Exercise instructions — Repeat exactly the lines from the line with "Clone this chart" to the line with "0.99, 0.997, 1.0];", including both, and leave out any pictures.

Record set —
^^^^^^^^^^^^^^^^

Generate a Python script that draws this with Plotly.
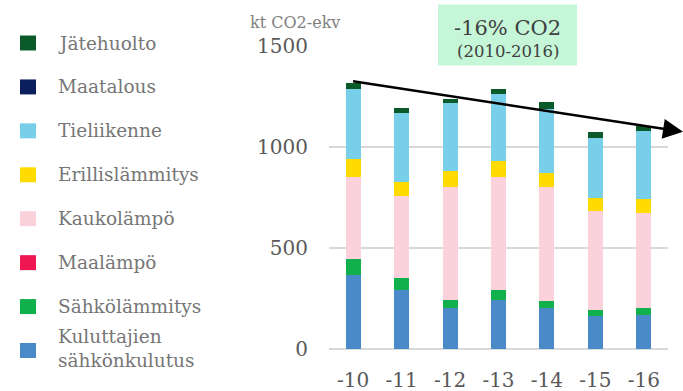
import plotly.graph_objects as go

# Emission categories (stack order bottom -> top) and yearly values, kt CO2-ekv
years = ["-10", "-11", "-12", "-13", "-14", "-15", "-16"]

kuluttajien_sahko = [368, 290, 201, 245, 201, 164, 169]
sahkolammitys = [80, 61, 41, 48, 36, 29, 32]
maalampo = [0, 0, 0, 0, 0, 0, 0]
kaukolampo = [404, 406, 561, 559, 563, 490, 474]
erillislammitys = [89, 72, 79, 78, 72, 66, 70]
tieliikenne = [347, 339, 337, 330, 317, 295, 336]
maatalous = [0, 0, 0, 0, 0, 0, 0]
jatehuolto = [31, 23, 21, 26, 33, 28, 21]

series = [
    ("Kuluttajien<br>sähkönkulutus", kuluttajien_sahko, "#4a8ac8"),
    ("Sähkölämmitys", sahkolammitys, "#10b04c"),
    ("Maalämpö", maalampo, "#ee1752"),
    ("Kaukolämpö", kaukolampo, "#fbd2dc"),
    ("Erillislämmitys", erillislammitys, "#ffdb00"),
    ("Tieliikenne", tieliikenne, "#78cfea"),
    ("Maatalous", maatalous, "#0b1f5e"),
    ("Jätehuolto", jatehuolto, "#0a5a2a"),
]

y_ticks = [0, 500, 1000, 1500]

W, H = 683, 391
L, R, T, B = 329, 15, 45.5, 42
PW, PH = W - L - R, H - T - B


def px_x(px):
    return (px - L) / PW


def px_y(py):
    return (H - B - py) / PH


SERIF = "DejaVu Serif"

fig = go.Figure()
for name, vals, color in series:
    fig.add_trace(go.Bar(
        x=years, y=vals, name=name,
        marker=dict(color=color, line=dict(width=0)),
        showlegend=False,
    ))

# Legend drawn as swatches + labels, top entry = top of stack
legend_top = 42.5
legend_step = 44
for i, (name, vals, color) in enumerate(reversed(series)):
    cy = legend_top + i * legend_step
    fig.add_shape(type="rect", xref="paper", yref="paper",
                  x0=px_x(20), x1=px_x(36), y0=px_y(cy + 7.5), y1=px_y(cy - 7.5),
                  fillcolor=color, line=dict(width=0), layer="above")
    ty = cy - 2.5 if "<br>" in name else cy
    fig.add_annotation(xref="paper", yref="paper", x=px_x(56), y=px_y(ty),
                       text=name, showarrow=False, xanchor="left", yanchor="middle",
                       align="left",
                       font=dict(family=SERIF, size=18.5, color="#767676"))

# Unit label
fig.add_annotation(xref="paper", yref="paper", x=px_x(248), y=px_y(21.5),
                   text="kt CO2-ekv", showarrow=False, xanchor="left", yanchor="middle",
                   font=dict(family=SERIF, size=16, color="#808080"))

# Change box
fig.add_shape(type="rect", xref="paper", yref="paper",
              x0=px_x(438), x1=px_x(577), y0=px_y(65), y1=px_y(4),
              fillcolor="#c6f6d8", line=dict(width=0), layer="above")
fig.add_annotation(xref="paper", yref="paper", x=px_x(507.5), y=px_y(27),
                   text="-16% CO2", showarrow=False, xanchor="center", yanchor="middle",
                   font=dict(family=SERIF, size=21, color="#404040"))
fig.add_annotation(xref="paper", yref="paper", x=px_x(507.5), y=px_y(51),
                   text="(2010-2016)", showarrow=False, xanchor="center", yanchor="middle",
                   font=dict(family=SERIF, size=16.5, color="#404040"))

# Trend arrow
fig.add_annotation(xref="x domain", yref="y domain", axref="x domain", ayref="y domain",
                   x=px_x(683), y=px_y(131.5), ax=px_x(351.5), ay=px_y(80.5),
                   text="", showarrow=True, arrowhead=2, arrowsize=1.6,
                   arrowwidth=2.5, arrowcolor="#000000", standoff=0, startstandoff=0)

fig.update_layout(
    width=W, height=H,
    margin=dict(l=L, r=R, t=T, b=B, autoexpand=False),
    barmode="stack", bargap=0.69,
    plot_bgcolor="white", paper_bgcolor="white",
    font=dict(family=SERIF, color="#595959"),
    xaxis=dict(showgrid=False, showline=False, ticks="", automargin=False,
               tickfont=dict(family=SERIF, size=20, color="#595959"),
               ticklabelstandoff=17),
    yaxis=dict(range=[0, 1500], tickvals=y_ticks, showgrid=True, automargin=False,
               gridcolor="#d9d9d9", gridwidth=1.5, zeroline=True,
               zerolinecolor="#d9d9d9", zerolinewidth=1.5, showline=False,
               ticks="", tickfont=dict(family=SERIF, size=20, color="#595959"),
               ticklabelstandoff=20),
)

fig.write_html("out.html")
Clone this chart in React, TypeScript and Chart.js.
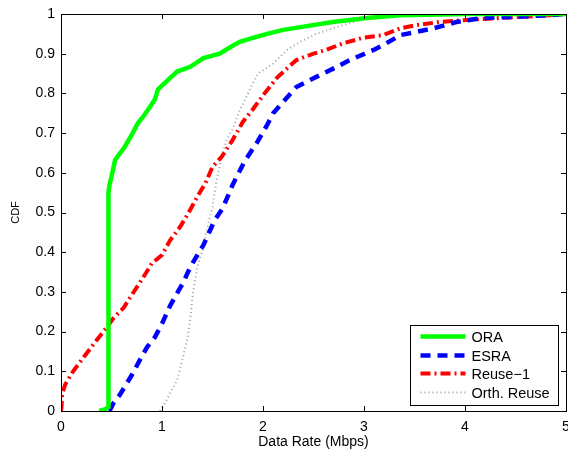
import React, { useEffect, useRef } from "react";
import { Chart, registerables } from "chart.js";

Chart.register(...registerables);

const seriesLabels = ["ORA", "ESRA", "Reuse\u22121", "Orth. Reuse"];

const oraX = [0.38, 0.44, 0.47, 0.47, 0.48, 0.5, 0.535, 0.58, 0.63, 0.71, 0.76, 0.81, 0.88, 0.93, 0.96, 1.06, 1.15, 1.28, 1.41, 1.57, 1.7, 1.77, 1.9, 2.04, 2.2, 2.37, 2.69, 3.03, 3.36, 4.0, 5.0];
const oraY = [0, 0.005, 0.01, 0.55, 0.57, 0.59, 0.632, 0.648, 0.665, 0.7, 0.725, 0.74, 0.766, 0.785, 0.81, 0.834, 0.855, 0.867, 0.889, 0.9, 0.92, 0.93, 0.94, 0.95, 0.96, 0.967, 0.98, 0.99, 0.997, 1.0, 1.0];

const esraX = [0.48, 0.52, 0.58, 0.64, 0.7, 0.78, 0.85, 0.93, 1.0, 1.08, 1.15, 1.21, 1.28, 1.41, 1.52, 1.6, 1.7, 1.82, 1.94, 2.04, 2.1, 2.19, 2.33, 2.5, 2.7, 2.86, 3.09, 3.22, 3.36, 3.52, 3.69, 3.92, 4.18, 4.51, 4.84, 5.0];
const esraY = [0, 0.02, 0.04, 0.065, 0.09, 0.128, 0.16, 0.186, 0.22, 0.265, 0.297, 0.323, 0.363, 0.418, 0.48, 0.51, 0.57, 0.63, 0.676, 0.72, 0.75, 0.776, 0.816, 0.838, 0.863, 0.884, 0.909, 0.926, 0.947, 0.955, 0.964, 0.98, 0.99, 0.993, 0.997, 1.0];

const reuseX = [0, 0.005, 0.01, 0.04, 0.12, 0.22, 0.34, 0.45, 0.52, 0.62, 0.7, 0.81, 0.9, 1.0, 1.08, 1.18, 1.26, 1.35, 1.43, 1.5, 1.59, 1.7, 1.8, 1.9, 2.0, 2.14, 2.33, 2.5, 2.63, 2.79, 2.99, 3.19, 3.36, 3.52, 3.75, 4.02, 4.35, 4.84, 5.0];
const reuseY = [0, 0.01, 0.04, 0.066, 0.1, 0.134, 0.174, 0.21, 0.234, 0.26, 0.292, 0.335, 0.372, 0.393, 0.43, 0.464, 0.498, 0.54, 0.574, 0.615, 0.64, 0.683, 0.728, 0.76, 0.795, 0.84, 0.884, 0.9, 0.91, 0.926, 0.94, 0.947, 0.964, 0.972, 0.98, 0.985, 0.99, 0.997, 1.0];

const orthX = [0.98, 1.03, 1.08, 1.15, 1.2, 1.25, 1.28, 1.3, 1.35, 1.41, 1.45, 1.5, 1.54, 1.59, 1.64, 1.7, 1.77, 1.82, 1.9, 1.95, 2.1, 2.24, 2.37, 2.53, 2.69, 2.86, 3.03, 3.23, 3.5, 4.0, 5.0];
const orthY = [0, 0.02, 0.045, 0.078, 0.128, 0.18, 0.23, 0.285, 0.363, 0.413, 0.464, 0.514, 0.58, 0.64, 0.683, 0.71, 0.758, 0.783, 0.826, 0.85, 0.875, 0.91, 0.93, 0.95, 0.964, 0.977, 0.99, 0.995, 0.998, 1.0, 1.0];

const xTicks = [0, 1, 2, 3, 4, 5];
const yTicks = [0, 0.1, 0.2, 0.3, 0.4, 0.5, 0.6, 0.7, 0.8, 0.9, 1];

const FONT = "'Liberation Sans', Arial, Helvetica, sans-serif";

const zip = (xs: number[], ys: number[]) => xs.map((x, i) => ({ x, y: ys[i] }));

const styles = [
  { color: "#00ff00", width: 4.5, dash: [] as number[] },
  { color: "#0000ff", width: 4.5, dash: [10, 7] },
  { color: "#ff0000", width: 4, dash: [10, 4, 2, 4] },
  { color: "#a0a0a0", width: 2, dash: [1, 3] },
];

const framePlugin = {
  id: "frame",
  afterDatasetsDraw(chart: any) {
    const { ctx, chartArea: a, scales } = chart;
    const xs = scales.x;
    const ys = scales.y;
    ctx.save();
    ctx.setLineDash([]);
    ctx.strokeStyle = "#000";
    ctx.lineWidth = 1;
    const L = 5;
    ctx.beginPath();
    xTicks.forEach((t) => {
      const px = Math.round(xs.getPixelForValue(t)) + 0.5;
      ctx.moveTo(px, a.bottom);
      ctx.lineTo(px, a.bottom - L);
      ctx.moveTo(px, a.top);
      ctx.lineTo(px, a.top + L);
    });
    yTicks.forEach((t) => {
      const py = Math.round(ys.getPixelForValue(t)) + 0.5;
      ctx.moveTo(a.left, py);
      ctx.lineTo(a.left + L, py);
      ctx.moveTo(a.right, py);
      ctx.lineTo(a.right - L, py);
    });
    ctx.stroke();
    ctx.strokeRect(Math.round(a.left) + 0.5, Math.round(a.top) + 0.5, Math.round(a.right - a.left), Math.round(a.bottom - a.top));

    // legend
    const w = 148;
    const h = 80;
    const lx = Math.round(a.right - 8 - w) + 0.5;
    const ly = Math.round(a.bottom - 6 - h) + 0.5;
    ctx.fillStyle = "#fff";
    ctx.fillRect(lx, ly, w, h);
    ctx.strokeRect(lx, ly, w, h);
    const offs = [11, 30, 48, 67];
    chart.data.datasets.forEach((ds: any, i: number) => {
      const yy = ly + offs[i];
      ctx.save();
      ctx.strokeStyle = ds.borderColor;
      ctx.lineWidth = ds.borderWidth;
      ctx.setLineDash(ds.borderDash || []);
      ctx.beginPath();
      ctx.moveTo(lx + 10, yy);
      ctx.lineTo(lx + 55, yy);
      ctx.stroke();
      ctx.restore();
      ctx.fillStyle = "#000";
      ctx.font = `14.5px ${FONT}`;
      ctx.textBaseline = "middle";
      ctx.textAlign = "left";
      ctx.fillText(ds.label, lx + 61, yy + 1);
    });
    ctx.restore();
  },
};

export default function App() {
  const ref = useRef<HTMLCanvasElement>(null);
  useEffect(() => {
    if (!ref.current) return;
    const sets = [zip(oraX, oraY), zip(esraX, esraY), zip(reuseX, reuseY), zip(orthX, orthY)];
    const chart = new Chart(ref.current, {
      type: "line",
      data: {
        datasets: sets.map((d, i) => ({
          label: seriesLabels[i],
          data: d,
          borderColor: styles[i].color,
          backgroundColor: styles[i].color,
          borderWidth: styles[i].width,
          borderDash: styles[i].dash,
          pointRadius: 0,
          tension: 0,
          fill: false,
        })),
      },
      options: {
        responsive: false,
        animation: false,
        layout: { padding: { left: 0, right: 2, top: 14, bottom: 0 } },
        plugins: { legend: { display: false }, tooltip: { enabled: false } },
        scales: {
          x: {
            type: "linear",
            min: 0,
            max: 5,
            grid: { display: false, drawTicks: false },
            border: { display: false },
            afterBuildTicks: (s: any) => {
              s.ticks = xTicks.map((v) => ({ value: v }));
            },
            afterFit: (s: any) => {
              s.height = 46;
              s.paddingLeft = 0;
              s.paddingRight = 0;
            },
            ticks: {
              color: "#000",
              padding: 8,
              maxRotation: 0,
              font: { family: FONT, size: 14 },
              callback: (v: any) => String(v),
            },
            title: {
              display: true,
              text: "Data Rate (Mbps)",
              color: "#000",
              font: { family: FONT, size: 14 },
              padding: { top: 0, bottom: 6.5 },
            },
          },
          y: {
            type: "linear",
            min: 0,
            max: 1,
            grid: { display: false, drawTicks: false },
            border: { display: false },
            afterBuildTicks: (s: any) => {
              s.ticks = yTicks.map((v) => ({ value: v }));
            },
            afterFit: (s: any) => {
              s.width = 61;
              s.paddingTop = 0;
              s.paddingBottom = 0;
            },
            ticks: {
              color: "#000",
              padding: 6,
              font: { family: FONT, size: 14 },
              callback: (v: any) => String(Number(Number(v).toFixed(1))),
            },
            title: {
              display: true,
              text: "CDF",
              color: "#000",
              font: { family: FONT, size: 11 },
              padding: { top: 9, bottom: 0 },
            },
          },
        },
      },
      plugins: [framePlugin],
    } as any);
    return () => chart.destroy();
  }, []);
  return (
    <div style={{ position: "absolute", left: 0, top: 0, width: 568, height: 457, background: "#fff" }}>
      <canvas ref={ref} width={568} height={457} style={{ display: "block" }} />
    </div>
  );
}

^^^^^^^^^^^^^^^^

Exercise result —
Clone this chart in React, TypeScript and Chart.js.
import React, { useEffect, useRef } from "react";
import { Chart, registerables } from "chart.js";

Chart.register(...registerables);

const seriesLabels = ["ORA", "ESRA", "Reuse\u22121", "Orth. Reuse"];

const oraX = [0.38, 0.44, 0.47, 0.47, 0.48, 0.5, 0.535, 0.58, 0.63, 0.71, 0.76, 0.81, 0.88, 0.93, 0.96, 1.06, 1.15, 1.28, 1.41, 1.57, 1.7, 1.77, 1.9, 2.04, 2.2, 2.37, 2.69, 3.03, 3.36, 4.0, 5.0];
const oraY = [0, 0.005, 0.01, 0.55, 0.57, 0.59, 0.632, 0.648, 0.665, 0.7, 0.725, 0.74, 0.766, 0.785, 0.81, 0.834, 0.855, 0.867, 0.889, 0.9, 0.92, 0.93, 0.94, 0.95, 0.96, 0.967, 0.98, 0.99, 0.997, 1.0, 1.0];

const esraX = [0.48, 0.52, 0.58, 0.64, 0.7, 0.78, 0.85, 0.93, 1.0, 1.08, 1.15, 1.21, 1.28, 1.41, 1.52, 1.6, 1.7, 1.82, 1.94, 2.04, 2.1, 2.19, 2.33, 2.5, 2.7, 2.86, 3.09, 3.22, 3.36, 3.52, 3.69, 3.92, 4.18, 4.51, 4.84, 5.0];
const esraY = [0, 0.02, 0.04, 0.065, 0.09, 0.128, 0.16, 0.186, 0.22, 0.265, 0.297, 0.323, 0.363, 0.418, 0.48, 0.51, 0.57, 0.63, 0.676, 0.72, 0.75, 0.776, 0.816, 0.838, 0.863, 0.884, 0.909, 0.926, 0.947, 0.955, 0.964, 0.98, 0.99, 0.993, 0.997, 1.0];

const reuseX = [0, 0.005, 0.01, 0.04, 0.12, 0.22, 0.34, 0.45, 0.52, 0.62, 0.7, 0.81, 0.9, 1.0, 1.08, 1.18, 1.26, 1.35, 1.43, 1.5, 1.59, 1.7, 1.8, 1.9, 2.0, 2.14, 2.33, 2.5, 2.63, 2.79, 2.99, 3.19, 3.36, 3.52, 3.75, 4.02, 4.35, 4.84, 5.0];
const reuseY = [0, 0.01, 0.04, 0.066, 0.1, 0.134, 0.174, 0.21, 0.234, 0.26, 0.292, 0.335, 0.372, 0.393, 0.43, 0.464, 0.498, 0.54, 0.574, 0.615, 0.64, 0.683, 0.728, 0.76, 0.795, 0.84, 0.884, 0.9, 0.91, 0.926, 0.94, 0.947, 0.964, 0.972, 0.98, 0.985, 0.99, 0.997, 1.0];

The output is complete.